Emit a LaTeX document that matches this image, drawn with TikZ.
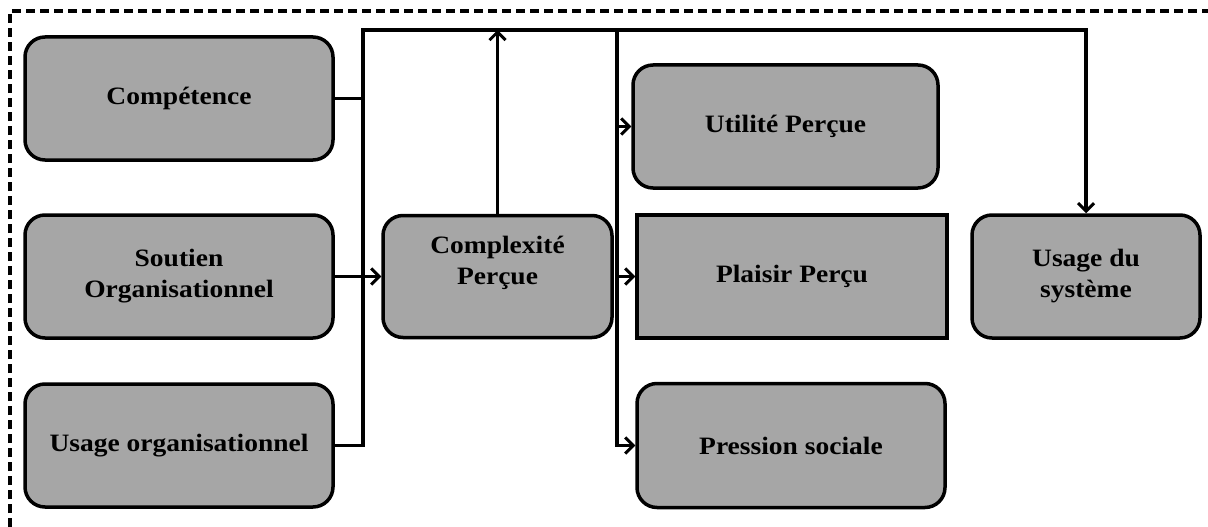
\documentclass[tikz,border=0pt]{standalone}
\usepackage{fontspec}
\setmainfont{Liberation Serif}[FakeStretch=1.1]
\usetikzlibrary{arrows.meta}
\definecolor{boxgray}{HTML}{A6A6A6}
\begin{document}
\begin{tikzpicture}[x=1pt,y=-1pt,
  box/.style={draw=black,line width=3.5pt,fill=boxgray,rounded corners=20pt,
    align=center,inner sep=0pt,
    font=\fontsize{25}{31}\selectfont\bfseries},
  sqbox/.style={box,rounded corners=0pt},
  conn/.style={line width=3.5pt,line join=miter},
  arr/.style={conn,-{Straight Barb[length=8pt,width=16pt,line width=3pt]}},
  frame/.style={line width=3.5pt,dash pattern=on 9pt off 5pt}]
\useasboundingbox (0,0) rectangle (1208,527);
% frame
\draw[frame] (10,527) -- (10,11) -- (1208,11);
% boxes
\node[box,minimum width=308pt,minimum height=123pt] (comp) at (179,98.5) {Compétence};
\node[box,minimum width=308pt,minimum height=123pt] (sout) at (179,276.5) {Soutien\\Organisationnel};
\node[box,minimum width=308pt,minimum height=123pt] (uo) at (179,445.5) {Usage organisationnel};
\node[box,minimum width=229pt,minimum height=122pt,
  label={[align=center,yshift=14pt,font=\fontsize{25}{31}\selectfont\bfseries]center:Complexité\\Perçue}] (cp) at (497.5,276.5) {};
\node[box,minimum width=305pt,minimum height=123pt] (ut) at (785.5,126.5) {Utilité Perçue};
\node[sqbox,minimum width=310pt,minimum height=123pt] (pl) at (792,276.5) {Plaisir Perçu};
\node[box,minimum width=308pt,minimum height=124pt] (ps) at (791,445.5) {Pression sociale};
\node[box,minimum width=228pt,minimum height=123pt] (us) at (1086,276.5) {Usage du\\système};
% junction coordinates
\coordinate (tl) at (363,30);
\coordinate (vt) at (617,30);
% connectors
\draw[conn] (comp.east) -- (comp.east -| tl);
\draw[arr] (uo.east) -| (tl) -- (us.north |- tl) -- (us.north);
\draw[arr] (sout.east) -- (cp.west);
\draw[arr] (cp.north) -- (cp.north |- tl);
\draw[arr] (vt) |- (ps.west);
\draw[arr] (ut.west -| vt) -- (ut.west);
\draw[arr] (pl.west -| vt) -- (pl.west);
\end{tikzpicture}
\end{document}
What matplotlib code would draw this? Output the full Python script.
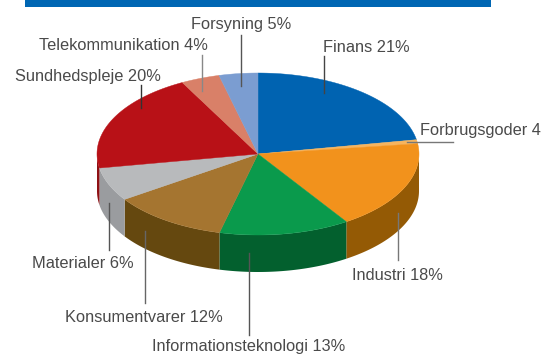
import numpy as np
import matplotlib
matplotlib.use('Agg')
import matplotlib.pyplot as plt

plt.rcParams['font.family'] = ['Liberation Sans', 'DejaVu Sans']

# clockwise from the top of the pie
sectors = ['Finans', 'Forbrugsgoder', 'Industri', 'Informationsteknologi',
           'Konsumentvarer', 'Materialer', 'Sundhedspleje',
           'Telekommunikation', 'Forsyning']
shares = [22.2, 0.8, 17.8, 13.1, 11.7, 6.7, 20, 3.9, 3.9]
labels = ['Finans 21%', 'Forbrugsgoder 4', 'Industri 18%', 'Informationsteknologi 13%',
          'Konsumentvarer 12%', 'Materialer 6%', 'Sundhedspleje 20%',
          'Telekommunikation 4%', 'Forsyning 5%']

top_colors = ['#0063b1', '#f6b45e', '#f2921c', '#0a9a4c', '#a57530',
              '#b8babc', '#b81117', '#d98068', '#7b9dd1']
side_colors = ['#004f8f', '#945a05', '#945a05', '#03602e', '#65480f',
               '#9a9c9f', '#8e1014', '#a05a48', '#5a78a8']

# pixel layout of the picture
cx, cy, rx, ry, depth = 258, 154, 161, 81, 37
text_x = [323, 420, 352, 152, 65, 32, 15, 39, 191]
text_y = [48, 131, 275, 347, 317, 263, 76, 46, 25]
line_x0 = [323.5, 407, 398, 249, 145, 109, 140.5, 202, 241]
line_x1 = [323.5, 453, 398, 249, 145, 109, 140.5, 202, 241]
line_y0 = [56, 141.5, 213, 253, 231, 203, 85, 55, 35]
line_y1 = [93, 141.5, 260, 335, 303, 250, 108, 91, 86]
line_colors = ['#444444', '#777777', '#777777', '#555555', '#666666',
               '#555555', '#333333', '#888888', '#555555']

fig = plt.figure(figsize=(5.44, 3.54), dpi=100)
ax = fig.add_axes([0, 0, 1, 1])
ax.set_xlim(0, 544)
ax.set_ylim(354, 0)
ax.axis('off')

ax.fill_between([25, 491], 0, 7, color='#0066b3', lw=0)

edges = np.cumsum([0] + shares) / sum(shares) * 2 * np.pi

# side wall first, only the front half of the rim shows
for i in range(len(shares)):
    t = np.linspace(max(edges[i], np.pi / 2), min(edges[i + 1], 3 * np.pi / 2), 60)
    if edges[i + 1] <= np.pi / 2 or edges[i] >= 3 * np.pi / 2:
        continue
    x = cx + rx * np.sin(t)
    y = cy - ry * np.cos(t)
    ax.fill(np.r_[x, x[::-1]], np.r_[y, y[::-1] + depth], color=side_colors[i], lw=0)

for i in range(len(shares)):
    t = np.linspace(edges[i], edges[i + 1], 80)
    x = np.r_[cx, cx + rx * np.sin(t)]
    y = np.r_[cy, cy - ry * np.cos(t)]
    ax.fill(x, y, color=top_colors[i], lw=0.3, ec=top_colors[i])

for i in range(len(labels)):
    ax.plot([line_x0[i], line_x1[i]], [line_y0[i], line_y1[i]], color=line_colors[i], lw=1)
    ax.text(text_x[i], text_y[i], labels[i], fontsize=11.75, color='#4a4a4a',
            ha='left', va='center')

fig.savefig('out.png', dpi=100)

****************

Request:
Leave the pictures out and reproduce all of the records exactly.

Expected output:
Emit a LaTeX document that matches this image, drawn with TikZ.
\documentclass[tikz,border=0pt]{standalone}
\usepackage{fontspec}
\setmainfont{Liberation Serif}[FakeStretch=1.1]
\usetikzlibrary{arrows.meta}
\definecolor{boxgray}{HTML}{A6A6A6}
\begin{document}
\begin{tikzpicture}[x=1pt,y=-1pt,
  box/.style={draw=black,line width=3.5pt,fill=boxgray,rounded corners=20pt,
    align=center,inner sep=0pt,
    font=\fontsize{25}{31}\selectfont\bfseries},
  sqbox/.style={box,rounded corners=0pt},
  conn/.style={line width=3.5pt,line join=miter},
  arr/.style={conn,-{Straight Barb[length=8pt,width=16pt,line width=3pt]}},
  frame/.style={line width=3.5pt,dash pattern=on 9pt off 5pt}]
\useasboundingbox (0,0) rectangle (1208,527);
% frame
\draw[frame] (10,527) -- (10,11) -- (1208,11);
% boxes
\node[box,minimum width=308pt,minimum height=123pt] (comp) at (179,98.5) {Compétence};
\node[box,minimum width=308pt,minimum height=123pt] (sout) at (179,276.5) {Soutien\\Organisationnel};
\node[box,minimum width=308pt,minimum height=123pt] (uo) at (179,445.5) {Usage organisationnel};
\node[box,minimum width=229pt,minimum height=122pt,
  label={[align=center,yshift=14pt,font=\fontsize{25}{31}\selectfont\bfseries]center:Complexité\\Perçue}] (cp) at (497.5,276.5) {};
\node[box,minimum width=305pt,minimum height=123pt] (ut) at (785.5,126.5) {Utilité Perçue};
\node[sqbox,minimum width=310pt,minimum height=123pt] (pl) at (792,276.5) {Plaisir Perçu};
\node[box,minimum width=308pt,minimum height=124pt] (ps) at (791,445.5) {Pression sociale};
\node[box,minimum width=228pt,minimum height=123pt] (us) at (1086,276.5) {Usage du\\système};
% junction coordinates
\coordinate (tl) at (363,30);
\coordinate (vt) at (617,30);
% connectors
\draw[conn] (comp.east) -- (comp.east -| tl);
\draw[arr] (uo.east) -| (tl) -- (us.north |- tl) -- (us.north);
\draw[arr] (sout.east) -- (cp.west);
\draw[arr] (cp.north) -- (cp.north |- tl);
\draw[arr] (vt) |- (ps.west);
\draw[arr] (ut.west -| vt) -- (ut.west);
\draw[arr] (pl.west -| vt) -- (pl.west);
\end{tikzpicture}
\end{document}
What matplotlib code would draw this? Output the full Python script.
import numpy as np
import matplotlib
matplotlib.use('Agg')
import matplotlib.pyplot as plt

plt.rcParams['font.family'] = ['Liberation Sans', 'DejaVu Sans']

# clockwise from the top of the pie
sectors = ['Finans', 'Forbrugsgoder', 'Industri', 'Informationsteknologi',
           'Konsumentvarer', 'Materialer', 'Sundhedspleje',
           'Telekommunikation', 'Forsyning']
shares = [22.2, 0.8, 17.8, 13.1, 11.7, 6.7, 20, 3.9, 3.9]
labels = ['Finans 21%', 'Forbrugsgoder 4', 'Industri 18%', 'Informationsteknologi 13%',
          'Konsumentvarer 12%', 'Materialer 6%', 'Sundhedspleje 20%',
          'Telekommunikation 4%', 'Forsyning 5%']

top_colors = ['#0063b1', '#f6b45e', '#f2921c', '#0a9a4c', '#a57530',
              '#b8babc', '#b81117', '#d98068', '#7b9dd1']
side_colors = ['#004f8f', '#945a05', '#945a05', '#03602e', '#65480f',
               '#9a9c9f', '#8e1014', '#a05a48', '#5a78a8']

# pixel layout of the picture
cx, cy, rx, ry, depth = 258, 154, 161, 81, 37
text_x = [323, 420, 352, 152, 65, 32, 15, 39, 191]
text_y = [48, 131, 275, 347, 317, 263, 76, 46, 25]
line_x0 = [323.5, 407, 398, 249, 145, 109, 140.5, 202, 241]
line_x1 = [323.5, 453, 398, 249, 145, 109, 140.5, 202, 241]
line_y0 = [56, 141.5, 213, 253, 231, 203, 85, 55, 35]
line_y1 = [93, 141.5, 260, 335, 303, 250, 108, 91, 86]
line_colors = ['#444444', '#777777', '#777777', '#555555', '#666666',
               '#555555', '#333333', '#888888', '#555555']

fig = plt.figure(figsize=(5.44, 3.54), dpi=100)
ax = fig.add_axes([0, 0, 1, 1])
ax.set_xlim(0, 544)
ax.set_ylim(354, 0)
ax.axis('off')

ax.fill_between([25, 491], 0, 7, color='#0066b3', lw=0)

edges = np.cumsum([0] + shares) / sum(shares) * 2 * np.pi

# side wall first, only the front half of the rim shows
for i in range(len(shares)):
    t = np.linspace(max(edges[i], np.pi / 2), min(edges[i + 1], 3 * np.pi / 2), 60)
    if edges[i + 1] <= np.pi / 2 or edges[i] >= 3 * np.pi / 2:
        continue
    x = cx + rx * np.sin(t)
    y = cy - ry * np.cos(t)
    ax.fill(np.r_[x, x[::-1]], np.r_[y, y[::-1] + depth], color=side_colors[i], lw=0)

for i in range(len(shares)):
    t = np.linspace(edges[i], edges[i + 1], 80)
    x = np.r_[cx, cx + rx * np.sin(t)]
    y = np.r_[cy, cy - ry * np.cos(t)]
    ax.fill(x, y, color=top_colors[i], lw=0.3, ec=top_colors[i])

for i in range(len(labels)):
    ax.plot([line_x0[i], line_x1[i]], [line_y0[i], line_y1[i]], color=line_colors[i], lw=1)
    ax.text(text_x[i], text_y[i], labels[i], fontsize=11.75, color='#4a4a4a',
            ha='left', va='center')

fig.savefig('out.png', dpi=100)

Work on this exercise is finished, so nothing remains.